==== STORED ROWS ====

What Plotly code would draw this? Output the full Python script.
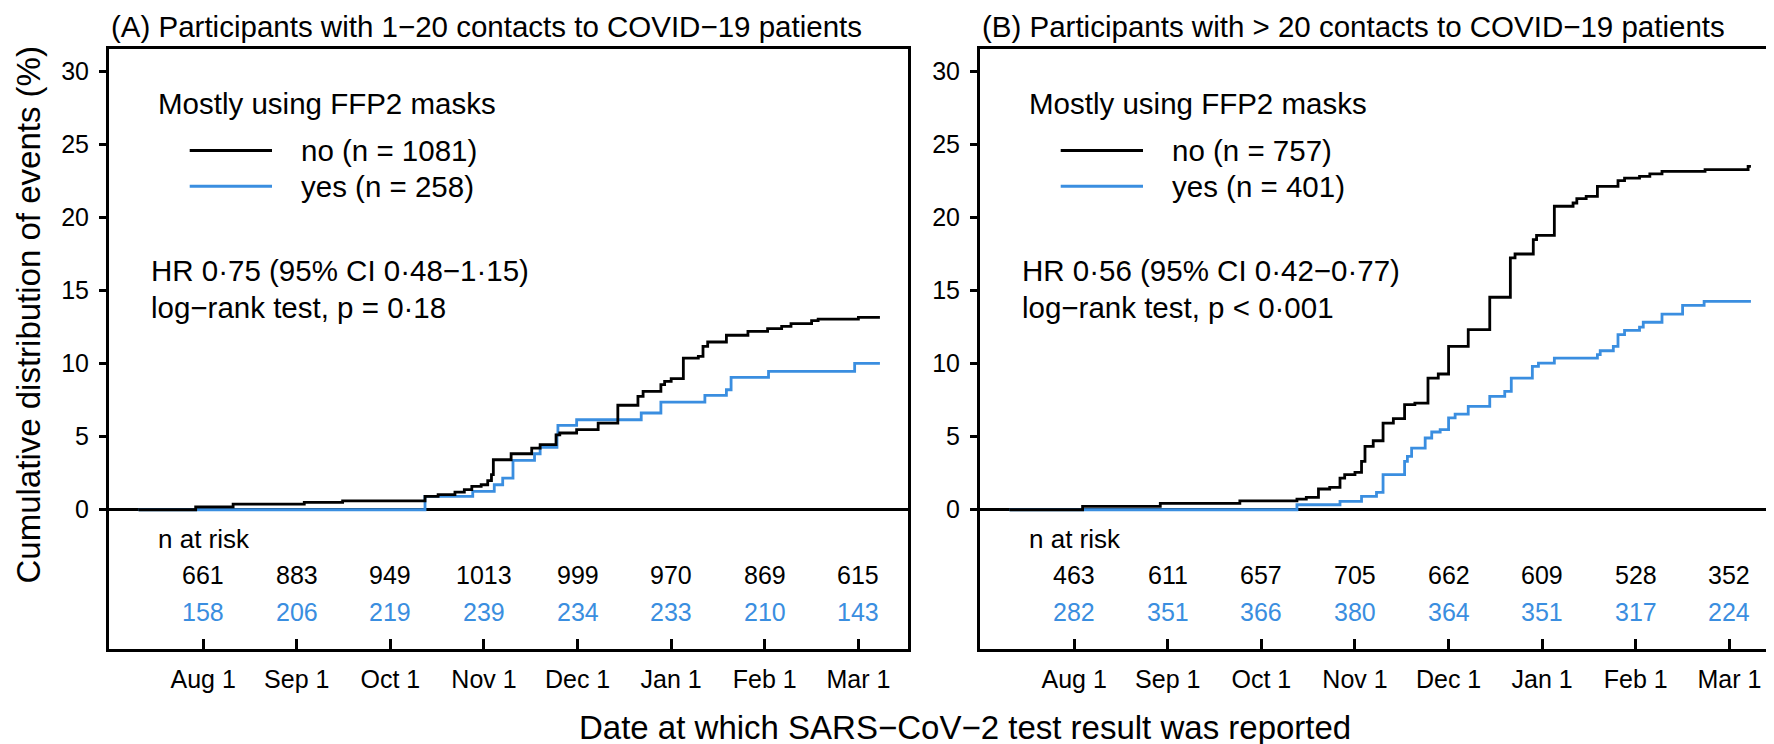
import plotly.graph_objects as go

W, H = 1774, 744

# ---------------- data ----------------
MONTH_LABELS = ["Aug 1", "Sep 1", "Oct 1", "Nov 1", "Dec 1", "Jan 1", "Feb 1", "Mar 1"]
MONTH_POS = [0, 1, 2, 3, 4, 5, 6, 7]   # months since Aug 1

# Panel A: 1-20 contacts
A_no_x = [-0.69, -0.08, 0.32, 1.08, 1.49, 2.37, 2.51, 2.69, 2.79, 2.87, 2.97, 3.04, 3.08, 3.10,
          3.29, 3.51, 3.60, 3.77, 3.81, 3.99, 4.22, 4.43, 4.645, 4.70, 4.89, 4.93, 5.00, 5.13,
          5.29, 5.34, 5.39, 5.59, 5.82, 6.03, 6.18, 6.28, 6.50, 6.57, 7.00, 7.23]
A_no_y = [0.0, 0.20, 0.39, 0.50, 0.60, 0.92, 1.03, 1.21, 1.37, 1.60, 1.71, 1.99, 2.40, 3.42,
          3.83, 4.22, 4.45, 5.13, 5.25, 5.48, 5.93, 7.15, 7.76, 8.10, 8.56, 8.79, 8.97, 10.38,
          10.50, 11.18, 11.48, 11.94, 12.21, 12.39, 12.55, 12.73, 12.94, 13.05, 13.17, 13.17]
A_yes_x = [-0.69, 2.37, 2.88, 3.11, 3.20, 3.31, 3.54, 3.60, 3.78, 3.79, 3.99, 4.68, 4.89, 5.36,
           5.59, 5.64, 6.04, 6.96, 7.23]
A_yes_y = [0.0, 0.92, 1.26, 1.71, 2.17, 3.38, 3.83, 4.27, 5.13, 5.78, 6.16, 6.62, 7.37, 7.83,
           8.21, 9.06, 9.47, 10.02, 10.02]

# Panel B: > 20 contacts
B_no_x = [-0.69, 0.09, 0.92, 1.77, 2.38, 2.48, 2.61, 2.73, 2.84, 2.89, 3.00, 3.07, 3.107, 3.195,
          3.30, 3.41, 3.53, 3.64, 3.78, 3.89, 4.00, 4.21, 4.44, 4.66, 4.71, 4.905, 4.94, 5.13,
          5.33, 5.37, 5.47, 5.59, 5.81, 5.88, 6.04, 6.15, 6.28, 6.74, 7.20, 7.23]
B_no_y = [0.0, 0.23, 0.44, 0.60, 0.73, 0.85, 1.42, 1.53, 2.17, 2.40, 2.56, 3.31, 4.34, 4.72,
          5.93, 6.23, 7.19, 7.30, 9.01, 9.29, 11.18, 12.32, 14.54, 17.23, 17.50, 18.48, 18.78, 20.77,
          20.99, 21.29, 21.45, 22.13, 22.52, 22.70, 22.81, 22.98, 23.16, 23.27, 23.50, 23.50]
B_yes_x = [-0.69, 2.38, 2.84, 3.07, 3.23, 3.30, 3.53, 3.56, 3.605, 3.75, 3.82, 3.91, 4.00, 4.07,
           4.21, 4.44, 4.60, 4.67, 4.895, 4.96, 5.13, 5.59, 5.62, 5.76, 5.81, 5.88, 6.04, 6.08,
           6.28, 6.50, 6.73, 7.23]
B_yes_y = [0.0, 0.34, 0.57, 0.92, 1.19, 2.40, 3.31, 3.65, 4.22, 4.91, 5.32, 5.48, 6.28, 6.55,
           7.08, 7.76, 8.10, 9.01, 9.81, 10.04, 10.38, 10.61, 10.88, 11.18, 11.98, 12.28, 12.50, 12.83,
           13.39, 13.99, 14.26, 14.26]

A_risk_no = [661, 883, 949, 1013, 999, 970, 869, 615]
A_risk_yes = [158, 206, 219, 239, 234, 233, 210, 143]
B_risk_no = [463, 611, 657, 705, 662, 609, 528, 352]
B_risk_yes = [282, 351, 366, 380, 364, 351, 317, 224]

PANEL_TITLES = ["(A) Participants with 1\u221220 contacts to COVID\u221219 patients",
                "(B) Participants with > 20 contacts to COVID\u221219 patients"]
LEGEND_TITLE = "Mostly using FFP2 masks"
LEGEND_NO = ["no (n = 1081)", "no (n = 757)"]
LEGEND_YES = ["yes (n = 258)", "yes (n = 401)"]
HR_TEXT = ["HR 0\u00b775 (95% CI 0\u00b748\u22121\u00b715)", "HR 0\u00b756 (95% CI 0\u00b742\u22120\u00b777)"]
P_TEXT = ["log\u2212rank test, p = 0\u00b718", "log\u2212rank test, p < 0\u00b7001"]
Y_TITLE = "Cumulative distribution of events (%)"
X_TITLE = "Date at which SARS\u2212CoV\u22122 test result was reported"

# ---------------- style ----------------
BLACK = "#000000"
BLUE = "#3a8ee0"
FONT = "Liberation Sans, Arial, sans-serif"

PANEL_LEFT = [101, 972]   # px
BOX_W = 799
BOX_TOP, BOX_BOT = 41, 641
XR = [-1.006, 7.53]
YR = [-9.53, 31.53]


def fx(p):
    return p / W


def fy(p):
    return 1 - p / H


fig = go.Figure()

curves = [(A_no_x, A_no_y, A_yes_x, A_yes_y), (B_no_x, B_no_y, B_yes_x, B_yes_y)]
risks = [(A_risk_no, A_risk_yes), (B_risk_no, B_risk_yes)]

annotations = []
shapes = []

for i in range(2):
    xa = "x" if i == 0 else "x2"
    ya = "y" if i == 0 else "y2"
    nx, ny, yx, yy = curves[i]
    fig.add_trace(go.Scatter(x=yx, y=yy, mode="lines", line=dict(color=BLUE, width=2.8, shape="hv"),
                             xaxis=xa, yaxis=ya, showlegend=False, hoverinfo="skip"))
    fig.add_trace(go.Scatter(x=nx, y=ny, mode="lines", line=dict(color=BLACK, width=2.8, shape="hv"),
                             xaxis=xa, yaxis=ya, showlegend=False, hoverinfo="skip"))

    L = PANEL_LEFT[i]
    axkey = "xaxis" if i == 0 else "xaxis2"
    aykey = "yaxis" if i == 0 else "yaxis2"
    fig.update_layout(**{
        axkey: dict(domain=[fx(L), fx(L + BOX_W)], range=XR, anchor=ya,
                    showgrid=False, zeroline=False, showline=True, linecolor=BLACK, linewidth=3,
                    mirror=True, ticks="inside", ticklen=10, tickwidth=2.5, tickcolor=BLACK,
                    tickvals=MONTH_POS, ticktext=MONTH_LABELS,
                    tickfont=dict(family=FONT, size=25, color=BLACK), ticklabelstandoff=6),
        aykey: dict(domain=[fy(BOX_BOT), fy(BOX_TOP)], range=YR, anchor=xa,
                    showgrid=False, zeroline=True, zerolinecolor=BLACK, zerolinewidth=3,
                    showline=True, linecolor=BLACK, linewidth=3, mirror=True,
                    ticks="outside", ticklen=7, tickwidth=2.5, tickcolor=BLACK,
                    tickvals=[0, 5, 10, 15, 20, 25, 30],
                    tickfont=dict(family=FONT, size=25, color=BLACK), ticklabelstandoff=5),
    })

    # panel title
    annotations.append(dict(text=PANEL_TITLES[i], xref="paper", yref="paper", x=fx(L), y=fy(19),
                            xanchor="left", yanchor="middle", showarrow=False,
                            font=dict(family=FONT, size=29.5, color=BLACK)))
    # legend
    annotations.append(dict(text=LEGEND_TITLE, xref="paper", yref="paper", x=fx(L + 47), y=fy(95),
                            xanchor="left", yanchor="middle", showarrow=False,
                            font=dict(family=FONT, size=29.5, color=BLACK)))
    for txt, col, ypx in [(LEGEND_NO[i], BLACK, 142.5), (LEGEND_YES[i], BLUE, 178.3)]:
        shapes.append(dict(type="line", xref="paper", yref="paper", x0=fx(L + 80.7), x1=fx(L + 163),
                           y0=fy(ypx), y1=fy(ypx), line=dict(color=col, width=3)))
        annotations.append(dict(text=txt, xref="paper", yref="paper", x=fx(L + 190), y=fy(ypx + 0.5),
                                xanchor="left", yanchor="middle", showarrow=False,
                                font=dict(family=FONT, size=29.5, color=BLACK)))
    # HR / p
    annotations.append(dict(text=HR_TEXT[i], xref="paper", yref="paper", x=fx(L + 40), y=fy(262),
                            xanchor="left", yanchor="middle", showarrow=False,
                            font=dict(family=FONT, size=29.5, color=BLACK)))
    annotations.append(dict(text=P_TEXT[i], xref="paper", yref="paper", x=fx(L + 40), y=fy(299),
                            xanchor="left", yanchor="middle", showarrow=False,
                            font=dict(family=FONT, size=29.5, color=BLACK)))
    # n at risk
    annotations.append(dict(text="n at risk", xref="paper", yref="paper", x=fx(L + 47), y=fy(531),
                            xanchor="left", yanchor="middle", showarrow=False,
                            font=dict(family=FONT, size=26, color=BLACK)))
    rno, ryes = risks[i]
    for k in range(len(MONTH_POS)):
        annotations.append(dict(text=str(rno[k]), xref=xa, yref="paper", x=MONTH_POS[k], y=fy(567),
                                xanchor="center", yanchor="middle", showarrow=False,
                                font=dict(family=FONT, size=25, color=BLACK)))
        annotations.append(dict(text=str(ryes[k]), xref=xa, yref="paper", x=MONTH_POS[k], y=fy(603.5),
                                xanchor="center", yanchor="middle", showarrow=False,
                                font=dict(family=FONT, size=25, color=BLUE)))

# axis titles
annotations.append(dict(text=Y_TITLE, xref="paper", yref="paper", x=fx(20), y=fy(307.5),
                        xanchor="center", yanchor="middle", textangle=-90, showarrow=False,
                        font=dict(family=FONT, size=33, color=BLACK)))
annotations.append(dict(text=X_TITLE, xref="paper", yref="paper", x=fx(957), y=fy(719),
                        xanchor="center", yanchor="middle", showarrow=False,
                        font=dict(family=FONT, size=33, color=BLACK)))

fig.update_layout(width=W, height=H, margin=dict(l=0, r=0, t=0, b=0),
                  paper_bgcolor="white", plot_bgcolor="white",
                  annotations=annotations, shapes=shapes, showlegend=False)

fig.write_html("out.html")
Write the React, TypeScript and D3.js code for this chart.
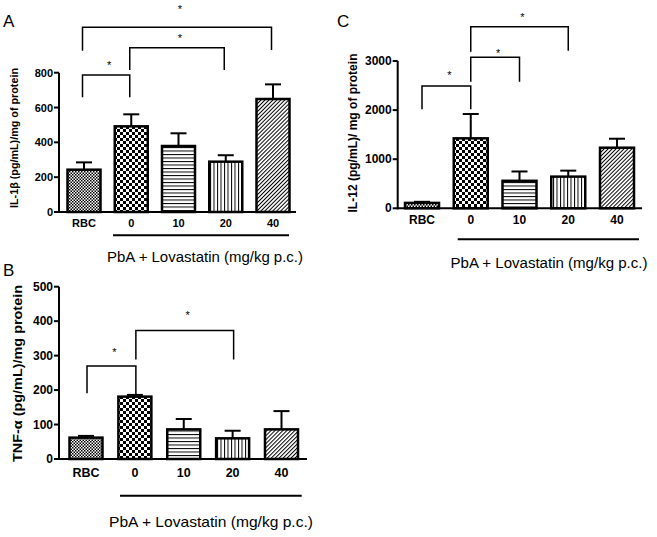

====

**WHAT IS NEEDED:** Only the lines from the start of the records to the one containing "8.21, 9.06, 9.47, 10.02, 10.02]" should be repeated, exactly and with both ends kept; drop any pictures.

**FINAL RESULT:**
What Plotly code would draw this? Output the full Python script.
import plotly.graph_objects as go

W, H = 1774, 744

# ---------------- data ----------------
MONTH_LABELS = ["Aug 1", "Sep 1", "Oct 1", "Nov 1", "Dec 1", "Jan 1", "Feb 1", "Mar 1"]
MONTH_POS = [0, 1, 2, 3, 4, 5, 6, 7]   # months since Aug 1

# Panel A: 1-20 contacts
A_no_x = [-0.69, -0.08, 0.32, 1.08, 1.49, 2.37, 2.51, 2.69, 2.79, 2.87, 2.97, 3.04, 3.08, 3.10,
          3.29, 3.51, 3.60, 3.77, 3.81, 3.99, 4.22, 4.43, 4.645, 4.70, 4.89, 4.93, 5.00, 5.13,
          5.29, 5.34, 5.39, 5.59, 5.82, 6.03, 6.18, 6.28, 6.50, 6.57, 7.00, 7.23]
A_no_y = [0.0, 0.20, 0.39, 0.50, 0.60, 0.92, 1.03, 1.21, 1.37, 1.60, 1.71, 1.99, 2.40, 3.42,
          3.83, 4.22, 4.45, 5.13, 5.25, 5.48, 5.93, 7.15, 7.76, 8.10, 8.56, 8.79, 8.97, 10.38,
          10.50, 11.18, 11.48, 11.94, 12.21, 12.39, 12.55, 12.73, 12.94, 13.05, 13.17, 13.17]
A_yes_x = [-0.69, 2.37, 2.88, 3.11, 3.20, 3.31, 3.54, 3.60, 3.78, 3.79, 3.99, 4.68, 4.89, 5.36,
           5.59, 5.64, 6.04, 6.96, 7.23]
A_yes_y = [0.0, 0.92, 1.26, 1.71, 2.17, 3.38, 3.83, 4.27, 5.13, 5.78, 6.16, 6.62, 7.37, 7.83,
           8.21, 9.06, 9.47, 10.02, 10.02]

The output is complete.